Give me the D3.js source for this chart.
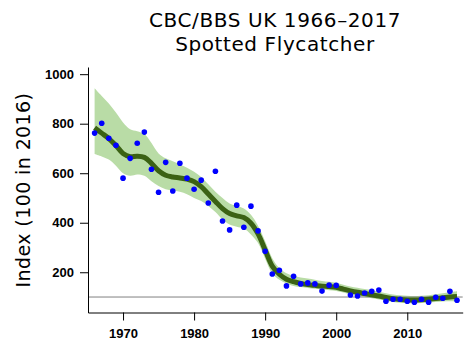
<!DOCTYPE html>
<html>
<head>
<meta charset="utf-8">
<script src="https://cdn.jsdelivr.net/npm/d3@7"></script>
<style>
  body { margin: 0; background: #fff; }
  svg { display: block; }
</style>
</head>
<body>
<div id="chart"></div>
<script>
"use strict";

const W = 470, H = 353;

// annual index values (points), 2001 missing (no survey)
const pointYears = [1966,1967,1968,1969,1970,1971,1972,1973,1974,1975,1976,1977,1978,1979,1980,
  1981,1982,1983,1984,1985,1986,1987,1988,1989,1990,1991,1992,1993,1994,1995,1996,1997,1998,1999,2000,
  2002,2003,2004,2005,2006,2007,2008,2009,2010,2011,2012,2013,2014,2015,2016,2017];
const pointValues = [762,802,741,713,580,660,721,766,616,523,644,528,640,580,535,
  572,480,608,407,371,471,382,467,367,285,193,208,145,184,153,157,153,124,148,147,
  108,104,116,123,128,83,91,91,83,79,91,79,99,95,123,87];

// smoothed trend and its confidence band
const trendYears = d3.range(1966, 2018);
const trend = [784,762,740,712,680,667,669,664,640,610,592,585,581,576,566,546,516,486,457,437,
  428,421,398,355,290,225,192,172,162,155,150,147,144,142,139,132,125,119,114,109,104,98,93,90,
  88,88,89,91,94,97,100,102];
const upper = [943,912,882,845,805,778,770,758,722,680,660,648,635,622,606,585,555,525,500,478,
  468,458,432,388,325,257,217,196,186,179,175,170,165,162,158,150,143,137,132,127,121,115,110,107,
  105,104,105,107,111,115,119,123];
const lower = [678,668,655,630,600,590,595,590,568,548,535,530,525,515,500,488,468,443,413,393,
  384,377,353,318,255,195,170,155,145,140,136,133,130,127,124,118,110,104,100,95,90,85,80,77,
  75,75,76,78,80,82,83,82];

const yTicks = [200, 400, 600, 800, 1000];
const xTicks = [1970, 1980, 1990, 2000, 2010];
const refValue = 100;

const svg = d3.select("#chart").append("svg")
  .attr("width", W).attr("height", H);

const x = d3.scaleLinear().domain([1965.07, 2017.8]).range([88, 462.7]);
const y = d3.scaleLinear().domain([37.5, 1029]).range([312.5, 67]);

// CI band
const area = d3.area()
  .x((d, i) => x(trendYears[i]))
  .y0((d, i) => y(lower[i]))
  .y1((d, i) => y(upper[i]))
  .curve(d3.curveCatmullRom);
svg.append("path")
  .datum(trend)
  .attr("d", area)
  .attr("fill", "#b9dca6");

// reference line at 100
svg.append("line")
  .attr("x1", x.range()[0]).attr("x2", x.range()[1])
  .attr("y1", y(refValue)).attr("y2", y(refValue))
  .attr("stroke", "#808080").attr("stroke-width", 1);

// trend line
const line = d3.line()
  .x((d, i) => x(trendYears[i]))
  .y(d => y(d))
  .curve(d3.curveCatmullRom);
svg.append("path")
  .datum(trend)
  .attr("d", line)
  .attr("fill", "none")
  .attr("stroke", "#3b6214")
  .attr("stroke-width", 5)
  .attr("stroke-linecap", "butt");

// points
svg.selectAll("circle.pt")
  .data(pointValues)
  .enter().append("circle")
  .attr("class", "pt")
  .attr("cx", (d, i) => x(pointYears[i]))
  .attr("cy", d => y(d))
  .attr("r", 2.8)
  .attr("fill", "#0000ff");

// axes
const yAxis = svg.append("g")
  .attr("transform", "translate(88,0)")
  .call(d3.axisLeft(y).tickValues(yTicks).tickFormat(d3.format("d")).tickSize(8).tickSizeOuter(0).tickPadding(6));
const xAxis = svg.append("g")
  .attr("transform", "translate(0,312.5)")
  .call(d3.axisBottom(x).tickValues(xTicks).tickFormat(d3.format("d")).tickSize(8).tickSizeOuter(0).tickPadding(8));

[yAxis, xAxis].forEach(g => {
  g.selectAll("text")
    .attr("font-family", "'Liberation Sans', Arial, sans-serif")
    .attr("font-weight", "bold")
    .attr("font-size", 13)
    .attr("fill", "#000");
  g.attr("font-size", 13);
  g.select(".domain").attr("stroke", "#000");
});

// y axis title
svg.append("text")
  .attr("transform", "translate(30,190) rotate(-90)")
  .attr("text-anchor", "middle")
  .attr("font-family", "'DejaVu Sans', sans-serif")
  .attr("font-size", 19)
  .attr("letter-spacing", 0.4)
  .text("Index (100 in 2016)");

// title
const title = svg.append("text")
  .attr("text-anchor", "middle")
  .attr("font-family", "'DejaVu Sans', sans-serif")
  .attr("font-size", 20)
  .attr("letter-spacing", 0.6);
title.append("tspan").attr("x", 275).attr("y", 27).text("CBC/BBS UK 1966\u20132017");
title.append("tspan").attr("x", 275).attr("y", 51).text("Spotted Flycatcher");
</script>
</body>
</html>
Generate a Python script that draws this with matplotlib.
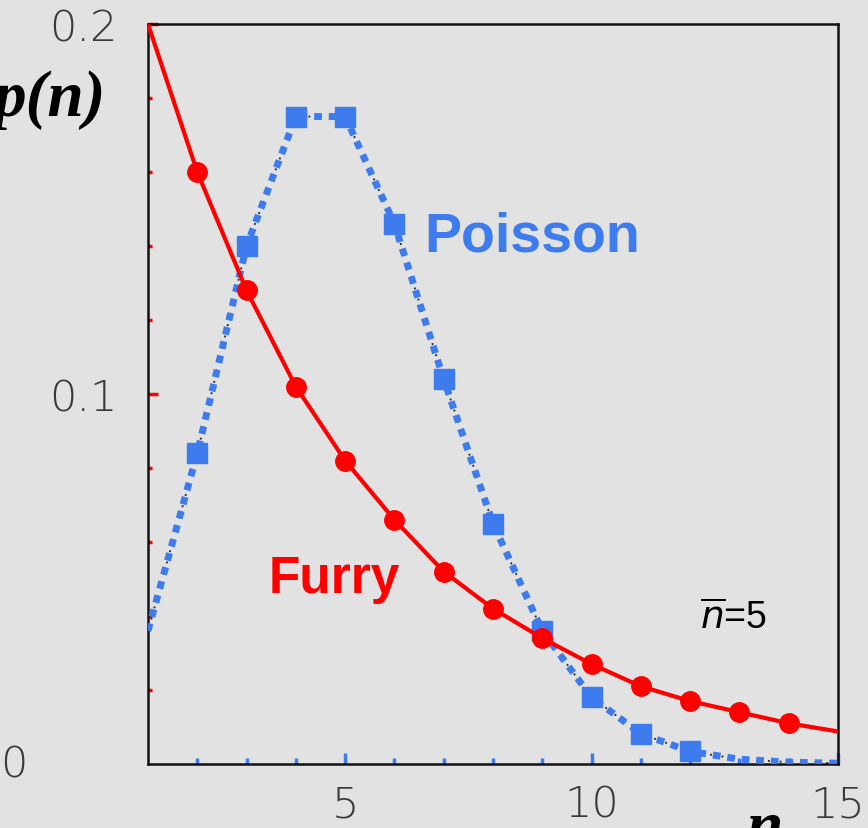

○ ○ ○ ○ ○

● **Set problem**
Print the records word for word and exclude any picture they hold.

● **Exercise result**
Give me the D3.js source for this chart.
<!DOCTYPE html>
<html>
<head>
<meta charset="utf-8">
<script src="https://cdn.jsdelivr.net/npm/d3@7"></script>
<style>
  body { margin: 0; background: #fff; }
  svg { display: block; }
</style>
</head>
<body>
<div id="chart"></div>
<script>
"use strict";

const W = 470, H = 353;

// annual index values (points), 2001 missing (no survey)
const pointYears = [1966,1967,1968,1969,1970,1971,1972,1973,1974,1975,1976,1977,1978,1979,1980,
  1981,1982,1983,1984,1985,1986,1987,1988,1989,1990,1991,1992,1993,1994,1995,1996,1997,1998,1999,2000,
  2002,2003,2004,2005,2006,2007,2008,2009,2010,2011,2012,2013,2014,2015,2016,2017];
const pointValues = [762,802,741,713,580,660,721,766,616,523,644,528,640,580,535,
  572,480,608,407,371,471,382,467,367,285,193,208,145,184,153,157,153,124,148,147,
  108,104,116,123,128,83,91,91,83,79,91,79,99,95,123,87];

// smoothed trend and its confidence band
const trendYears = d3.range(1966, 2018);
const trend = [784,762,740,712,680,667,669,664,640,610,592,585,581,576,566,546,516,486,457,437,
  428,421,398,355,290,225,192,172,162,155,150,147,144,142,139,132,125,119,114,109,104,98,93,90,
  88,88,89,91,94,97,100,102];
const upper = [943,912,882,845,805,778,770,758,722,680,660,648,635,622,606,585,555,525,500,478,
  468,458,432,388,325,257,217,196,186,179,175,170,165,162,158,150,143,137,132,127,121,115,110,107,
  105,104,105,107,111,115,119,123];
const lower = [678,668,655,630,600,590,595,590,568,548,535,530,525,515,500,488,468,443,413,393,
  384,377,353,318,255,195,170,155,145,140,136,133,130,127,124,118,110,104,100,95,90,85,80,77,
  75,75,76,78,80,82,83,82];

const yTicks = [200, 400, 600, 800, 1000];
const xTicks = [1970, 1980, 1990, 2000, 2010];
const refValue = 100;

const svg = d3.select("#chart").append("svg")
  .attr("width", W).attr("height", H);

const x = d3.scaleLinear().domain([1965.07, 2017.8]).range([88, 462.7]);
const y = d3.scaleLinear().domain([37.5, 1029]).range([312.5, 67]);

// CI band
const area = d3.area()
  .x((d, i) => x(trendYears[i]))
  .y0((d, i) => y(lower[i]))
  .y1((d, i) => y(upper[i]))
  .curve(d3.curveCatmullRom);
svg.append("path")
  .datum(trend)
  .attr("d", area)
  .attr("fill", "#b9dca6");

// reference line at 100
svg.append("line")
  .attr("x1", x.range()[0]).attr("x2", x.range()[1])
  .attr("y1", y(refValue)).attr("y2", y(refValue))
  .attr("stroke", "#808080").attr("stroke-width", 1);

// trend line
const line = d3.line()
  .x((d, i) => x(trendYears[i]))
  .y(d => y(d))
  .curve(d3.curveCatmullRom);
svg.append("path")
  .datum(trend)
  .attr("d", line)
  .attr("fill", "none")
  .attr("stroke", "#3b6214")
  .attr("stroke-width", 5)
  .attr("stroke-linecap", "butt");

// points
svg.selectAll("circle.pt")
  .data(pointValues)
  .enter().append("circle")
  .attr("class", "pt")
  .attr("cx", (d, i) => x(pointYears[i]))
  .attr("cy", d => y(d))
  .attr("r", 2.8)
  .attr("fill", "#0000ff");

// axes
const yAxis = svg.append("g")
  .attr("transform", "translate(88,0)")
  .call(d3.axisLeft(y).tickValues(yTicks).tickFormat(d3.format("d")).tickSize(8).tickSizeOuter(0).tickPadding(6));
const xAxis = svg.append("g")
  .attr("transform", "translate(0,312.5)")
  .call(d3.axisBottom(x).tickValues(xTicks).tickFormat(d3.format("d")).tickSize(8).tickSizeOuter(0).tickPadding(8));

[yAxis, xAxis].forEach(g => {
  g.selectAll("text")
    .attr("font-family", "'Liberation Sans', Arial, sans-serif")
    .attr("font-weight", "bold")
    .attr("font-size", 13)
    .attr("fill", "#000");
  g.attr("font-size", 13);
  g.select(".domain").attr("stroke", "#000");
});

// y axis title
svg.append("text")
  .attr("transform", "translate(30,190) rotate(-90)")
  .attr("text-anchor", "middle")
  .attr("font-family", "'DejaVu Sans', sans-serif")
  .attr("font-size", 19)
  .attr("letter-spacing", 0.4)
  .text("Index (100 in 2016)");

// title
const title = svg.append("text")
  .attr("text-anchor", "middle")
  .attr("font-family", "'DejaVu Sans', sans-serif")
  .attr("font-size", 20)
  .attr("letter-spacing", 0.6);
title.append("tspan").attr("x", 275).attr("y", 27).text("CBC/BBS UK 1966\u20132017");
title.append("tspan").attr("x", 275).attr("y", 51).text("Spotted Flycatcher");
</script>
</body>
</html>
Generate a Python script that draws this with matplotlib.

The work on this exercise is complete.